** start DATA LINES **
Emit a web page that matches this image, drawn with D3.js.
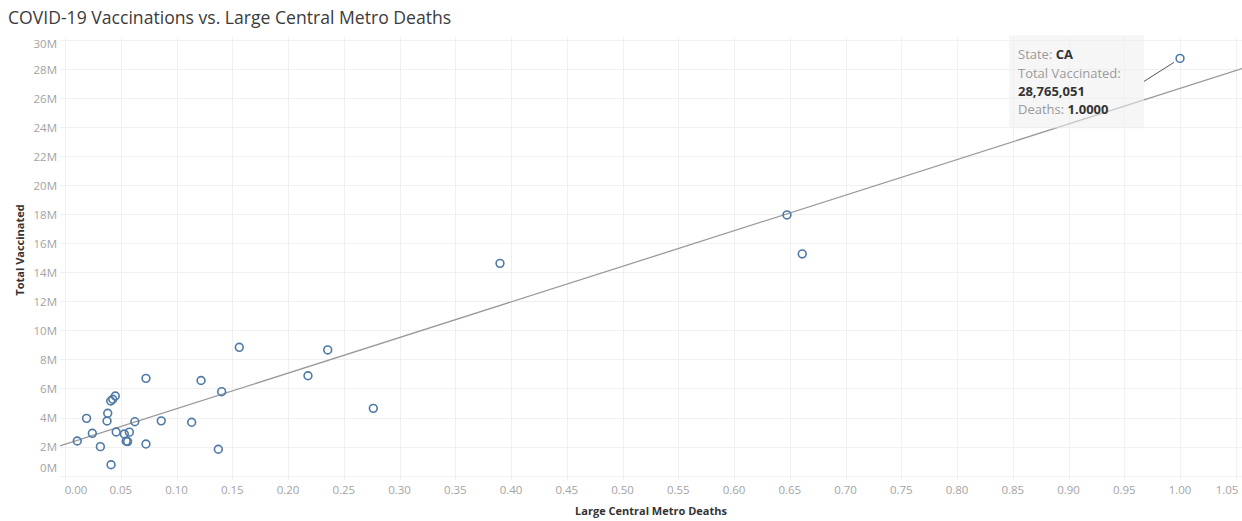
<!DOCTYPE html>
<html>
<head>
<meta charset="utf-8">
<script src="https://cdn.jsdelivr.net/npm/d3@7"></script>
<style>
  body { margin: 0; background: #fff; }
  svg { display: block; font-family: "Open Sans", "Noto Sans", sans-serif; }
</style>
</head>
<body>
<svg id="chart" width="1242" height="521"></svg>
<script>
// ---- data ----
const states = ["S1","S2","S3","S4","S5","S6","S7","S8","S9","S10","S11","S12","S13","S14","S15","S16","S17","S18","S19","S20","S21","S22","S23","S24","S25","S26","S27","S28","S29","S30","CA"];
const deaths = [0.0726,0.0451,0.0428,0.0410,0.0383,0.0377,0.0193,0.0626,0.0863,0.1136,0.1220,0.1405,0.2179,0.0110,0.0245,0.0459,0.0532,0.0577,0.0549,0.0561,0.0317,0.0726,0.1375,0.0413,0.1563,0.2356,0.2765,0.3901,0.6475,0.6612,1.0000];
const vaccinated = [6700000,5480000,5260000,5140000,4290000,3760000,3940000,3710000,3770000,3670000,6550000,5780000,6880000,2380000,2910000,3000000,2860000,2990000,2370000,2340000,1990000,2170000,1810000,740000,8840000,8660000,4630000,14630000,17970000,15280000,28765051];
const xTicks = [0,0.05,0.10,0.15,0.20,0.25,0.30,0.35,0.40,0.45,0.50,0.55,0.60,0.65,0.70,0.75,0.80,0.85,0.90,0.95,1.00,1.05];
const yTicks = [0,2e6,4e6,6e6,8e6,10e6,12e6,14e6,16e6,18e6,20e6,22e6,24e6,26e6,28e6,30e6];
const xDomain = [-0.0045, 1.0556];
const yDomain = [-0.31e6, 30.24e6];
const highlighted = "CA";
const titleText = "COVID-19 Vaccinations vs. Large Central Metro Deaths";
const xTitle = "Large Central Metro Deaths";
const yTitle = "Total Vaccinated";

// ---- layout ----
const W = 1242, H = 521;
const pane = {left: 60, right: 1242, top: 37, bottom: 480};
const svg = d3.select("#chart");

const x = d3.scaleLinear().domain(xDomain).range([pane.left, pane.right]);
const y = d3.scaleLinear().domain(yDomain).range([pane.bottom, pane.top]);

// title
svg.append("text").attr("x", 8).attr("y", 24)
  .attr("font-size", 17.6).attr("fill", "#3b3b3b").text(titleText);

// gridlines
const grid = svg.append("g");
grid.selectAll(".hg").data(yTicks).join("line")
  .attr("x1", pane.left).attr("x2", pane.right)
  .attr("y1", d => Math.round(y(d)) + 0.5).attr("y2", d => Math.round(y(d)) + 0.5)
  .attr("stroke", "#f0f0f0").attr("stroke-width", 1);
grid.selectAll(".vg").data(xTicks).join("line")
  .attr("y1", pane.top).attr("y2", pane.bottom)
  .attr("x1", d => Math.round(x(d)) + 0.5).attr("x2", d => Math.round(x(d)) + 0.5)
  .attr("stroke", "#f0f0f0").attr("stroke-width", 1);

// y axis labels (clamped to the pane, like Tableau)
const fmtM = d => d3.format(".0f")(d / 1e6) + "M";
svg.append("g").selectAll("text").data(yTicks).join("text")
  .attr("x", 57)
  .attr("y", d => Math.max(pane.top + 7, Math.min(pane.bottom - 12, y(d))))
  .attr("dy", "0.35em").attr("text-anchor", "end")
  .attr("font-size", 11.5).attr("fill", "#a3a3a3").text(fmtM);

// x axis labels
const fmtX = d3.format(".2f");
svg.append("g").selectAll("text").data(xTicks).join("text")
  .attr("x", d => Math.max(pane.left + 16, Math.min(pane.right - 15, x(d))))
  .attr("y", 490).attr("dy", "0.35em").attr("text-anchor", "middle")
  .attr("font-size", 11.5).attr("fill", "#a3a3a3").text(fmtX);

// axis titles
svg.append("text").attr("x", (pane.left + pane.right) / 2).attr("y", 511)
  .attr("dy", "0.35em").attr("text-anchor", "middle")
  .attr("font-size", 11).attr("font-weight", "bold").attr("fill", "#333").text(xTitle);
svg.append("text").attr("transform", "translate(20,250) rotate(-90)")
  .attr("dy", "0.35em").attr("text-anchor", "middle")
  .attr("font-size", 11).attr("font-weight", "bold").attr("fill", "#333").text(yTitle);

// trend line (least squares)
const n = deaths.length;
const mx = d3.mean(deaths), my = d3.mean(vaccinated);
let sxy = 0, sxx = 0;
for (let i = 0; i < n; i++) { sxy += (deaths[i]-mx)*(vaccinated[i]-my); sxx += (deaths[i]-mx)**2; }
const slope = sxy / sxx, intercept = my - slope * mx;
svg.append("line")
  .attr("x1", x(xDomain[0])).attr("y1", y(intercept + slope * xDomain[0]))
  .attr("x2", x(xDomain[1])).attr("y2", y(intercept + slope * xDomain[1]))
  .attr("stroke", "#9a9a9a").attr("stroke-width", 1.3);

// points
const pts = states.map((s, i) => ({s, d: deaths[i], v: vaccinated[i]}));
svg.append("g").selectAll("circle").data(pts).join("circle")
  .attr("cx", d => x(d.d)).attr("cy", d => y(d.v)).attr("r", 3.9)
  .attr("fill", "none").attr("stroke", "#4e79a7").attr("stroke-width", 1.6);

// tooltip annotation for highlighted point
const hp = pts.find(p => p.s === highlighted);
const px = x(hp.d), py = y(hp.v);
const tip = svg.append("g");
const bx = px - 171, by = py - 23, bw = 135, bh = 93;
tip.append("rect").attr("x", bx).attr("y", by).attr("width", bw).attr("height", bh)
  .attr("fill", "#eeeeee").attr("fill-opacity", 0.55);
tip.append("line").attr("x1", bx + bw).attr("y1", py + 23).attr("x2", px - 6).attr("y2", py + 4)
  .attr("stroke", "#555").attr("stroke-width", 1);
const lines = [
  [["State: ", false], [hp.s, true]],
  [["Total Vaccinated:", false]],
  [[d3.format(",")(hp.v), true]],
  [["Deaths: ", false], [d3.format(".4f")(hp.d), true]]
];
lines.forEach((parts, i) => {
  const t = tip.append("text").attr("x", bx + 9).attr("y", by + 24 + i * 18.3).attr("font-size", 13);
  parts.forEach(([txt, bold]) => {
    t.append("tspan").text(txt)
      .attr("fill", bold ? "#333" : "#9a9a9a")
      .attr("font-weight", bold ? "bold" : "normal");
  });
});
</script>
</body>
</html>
** end DATA LINES **
WORK TO BE COMPLETED
Repeat the listing in full and exactly. Do not include any images.

ANSWER IN FULL
Emit a web page that matches this image, drawn with D3.js.
<!DOCTYPE html>
<html>
<head>
<meta charset="utf-8">
<script src="https://cdn.jsdelivr.net/npm/d3@7"></script>
<style>
  body { margin: 0; background: #fff; }
  svg { display: block; font-family: "Open Sans", "Noto Sans", sans-serif; }
</style>
</head>
<body>
<svg id="chart" width="1242" height="521"></svg>
<script>
// ---- data ----
const states = ["S1","S2","S3","S4","S5","S6","S7","S8","S9","S10","S11","S12","S13","S14","S15","S16","S17","S18","S19","S20","S21","S22","S23","S24","S25","S26","S27","S28","S29","S30","CA"];
const deaths = [0.0726,0.0451,0.0428,0.0410,0.0383,0.0377,0.0193,0.0626,0.0863,0.1136,0.1220,0.1405,0.2179,0.0110,0.0245,0.0459,0.0532,0.0577,0.0549,0.0561,0.0317,0.0726,0.1375,0.0413,0.1563,0.2356,0.2765,0.3901,0.6475,0.6612,1.0000];
const vaccinated = [6700000,5480000,5260000,5140000,4290000,3760000,3940000,3710000,3770000,3670000,6550000,5780000,6880000,2380000,2910000,3000000,2860000,2990000,2370000,2340000,1990000,2170000,1810000,740000,8840000,8660000,4630000,14630000,17970000,15280000,28765051];
const xTicks = [0,0.05,0.10,0.15,0.20,0.25,0.30,0.35,0.40,0.45,0.50,0.55,0.60,0.65,0.70,0.75,0.80,0.85,0.90,0.95,1.00,1.05];
const yTicks = [0,2e6,4e6,6e6,8e6,10e6,12e6,14e6,16e6,18e6,20e6,22e6,24e6,26e6,28e6,30e6];
const xDomain = [-0.0045, 1.0556];
const yDomain = [-0.31e6, 30.24e6];
const highlighted = "CA";
const titleText = "COVID-19 Vaccinations vs. Large Central Metro Deaths";
const xTitle = "Large Central Metro Deaths";
const yTitle = "Total Vaccinated";

// ---- layout ----
const W = 1242, H = 521;
const pane = {left: 60, right: 1242, top: 37, bottom: 480};
const svg = d3.select("#chart");

const x = d3.scaleLinear().domain(xDomain).range([pane.left, pane.right]);
const y = d3.scaleLinear().domain(yDomain).range([pane.bottom, pane.top]);

// title
svg.append("text").attr("x", 8).attr("y", 24)
  .attr("font-size", 17.6).attr("fill", "#3b3b3b").text(titleText);

// gridlines
const grid = svg.append("g");
grid.selectAll(".hg").data(yTicks).join("line")
  .attr("x1", pane.left).attr("x2", pane.right)
  .attr("y1", d => Math.round(y(d)) + 0.5).attr("y2", d => Math.round(y(d)) + 0.5)
  .attr("stroke", "#f0f0f0").attr("stroke-width", 1);
grid.selectAll(".vg").data(xTicks).join("line")
  .attr("y1", pane.top).attr("y2", pane.bottom)
  .attr("x1", d => Math.round(x(d)) + 0.5).attr("x2", d => Math.round(x(d)) + 0.5)
  .attr("stroke", "#f0f0f0").attr("stroke-width", 1);

// y axis labels (clamped to the pane, like Tableau)
const fmtM = d => d3.format(".0f")(d / 1e6) + "M";
svg.append("g").selectAll("text").data(yTicks).join("text")
  .attr("x", 57)
  .attr("y", d => Math.max(pane.top + 7, Math.min(pane.bottom - 12, y(d))))
  .attr("dy", "0.35em").attr("text-anchor", "end")
  .attr("font-size", 11.5).attr("fill", "#a3a3a3").text(fmtM);

// x axis labels
const fmtX = d3.format(".2f");
svg.append("g").selectAll("text").data(xTicks).join("text")
  .attr("x", d => Math.max(pane.left + 16, Math.min(pane.right - 15, x(d))))
  .attr("y", 490).attr("dy", "0.35em").attr("text-anchor", "middle")
  .attr("font-size", 11.5).attr("fill", "#a3a3a3").text(fmtX);

// axis titles
svg.append("text").attr("x", (pane.left + pane.right) / 2).attr("y", 511)
  .attr("dy", "0.35em").attr("text-anchor", "middle")
  .attr("font-size", 11).attr("font-weight", "bold").attr("fill", "#333").text(xTitle);
svg.append("text").attr("transform", "translate(20,250) rotate(-90)")
  .attr("dy", "0.35em").attr("text-anchor", "middle")
  .attr("font-size", 11).attr("font-weight", "bold").attr("fill", "#333").text(yTitle);

// trend line (least squares)
const n = deaths.length;
const mx = d3.mean(deaths), my = d3.mean(vaccinated);
let sxy = 0, sxx = 0;
for (let i = 0; i < n; i++) { sxy += (deaths[i]-mx)*(vaccinated[i]-my); sxx += (deaths[i]-mx)**2; }
const slope = sxy / sxx, intercept = my - slope * mx;
svg.append("line")
  .attr("x1", x(xDomain[0])).attr("y1", y(intercept + slope * xDomain[0]))
  .attr("x2", x(xDomain[1])).attr("y2", y(intercept + slope * xDomain[1]))
  .attr("stroke", "#9a9a9a").attr("stroke-width", 1.3);

// points
const pts = states.map((s, i) => ({s, d: deaths[i], v: vaccinated[i]}));
svg.append("g").selectAll("circle").data(pts).join("circle")
  .attr("cx", d => x(d.d)).attr("cy", d => y(d.v)).attr("r", 3.9)
  .attr("fill", "none").attr("stroke", "#4e79a7").attr("stroke-width", 1.6);

// tooltip annotation for highlighted point
const hp = pts.find(p => p.s === highlighted);
const px = x(hp.d), py = y(hp.v);
const tip = svg.append("g");
const bx = px - 171, by = py - 23, bw = 135, bh = 93;
tip.append("rect").attr("x", bx).attr("y", by).attr("width", bw).attr("height", bh)
  .attr("fill", "#eeeeee").attr("fill-opacity", 0.55);
tip.append("line").attr("x1", bx + bw).attr("y1", py + 23).attr("x2", px - 6).attr("y2", py + 4)
  .attr("stroke", "#555").attr("stroke-width", 1);
const lines = [
  [["State: ", false], [hp.s, true]],
  [["Total Vaccinated:", false]],
  [[d3.format(",")(hp.v), true]],
  [["Deaths: ", false], [d3.format(".4f")(hp.d), true]]
];
lines.forEach((parts, i) => {
  const t = tip.append("text").attr("x", bx + 9).attr("y", by + 24 + i * 18.3).attr("font-size", 13);
  parts.forEach(([txt, bold]) => {
    t.append("tspan").text(txt)
      .attr("fill", bold ? "#333" : "#9a9a9a")
      .attr("font-weight", bold ? "bold" : "normal");
  });
});
</script>
</body>
</html>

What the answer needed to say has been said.